Higgins: If we could bring it back to the tariffs, and the lingering turmoil, lingering uncertainty, where does that leave the climate for future business investment in Alberta?
Holden: That’s the big challenge, and I think that that’s why it’s so important to be able to find a way out of this problem.
The longer it goes on, the more uncertainty there is. The biggest risk is that when companies are making their next investment decision - where are they going to put that new plant or that new facility?
Are they going to put it in Canada, where they might be subject to ongoing tariffs or ongoing uncertainty if they are large exporters to the United States? Or they’re just going to put that plant in the United States?
That’s always a concern that we need to have. One of the things we can do about it is refocusing federal policy and making sure that we have the most competitive domestic economy we can.

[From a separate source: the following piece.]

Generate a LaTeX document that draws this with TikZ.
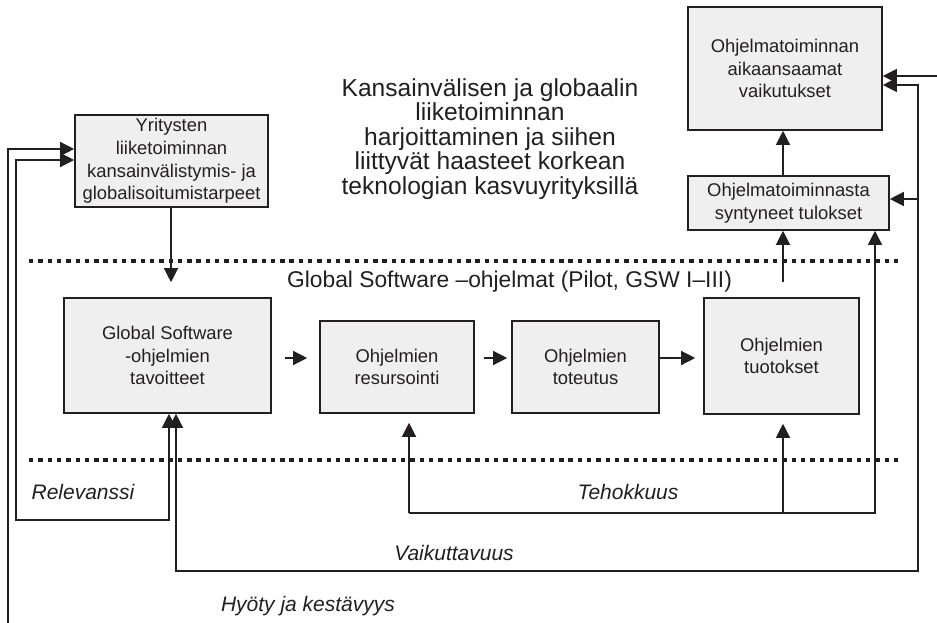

The interprovincial trade barriers are an important step in here.
We also need to make sure our tax policy, our regulatory policy, our major project approvals policy, make us as competitive a jurisdiction as we could possibly be in order to keep that investment here.
Higgins: It’s hard to escape the talk of inflation and likelihood of job losses.
Should the tariffs remain in place for any length of time, how prepared is Alberta’s business community for a bumpy road ahead?
Holden: They’re making plans as best they can. It really depends on which industries we’re talking about here, in terms of who’s going to feel the pinch the hardest.
Our calculations and our analysis suggests food processing, petrochemicals, some other chemical related products - those are the ones that are going to be hit the hardest.
They’re making contingency plans right now. In some cases, they’ve been selling additional product in advance to the United States, building up their inventory, their stock.
It’s just such uncertain times that they’re just trying to try to plan their best.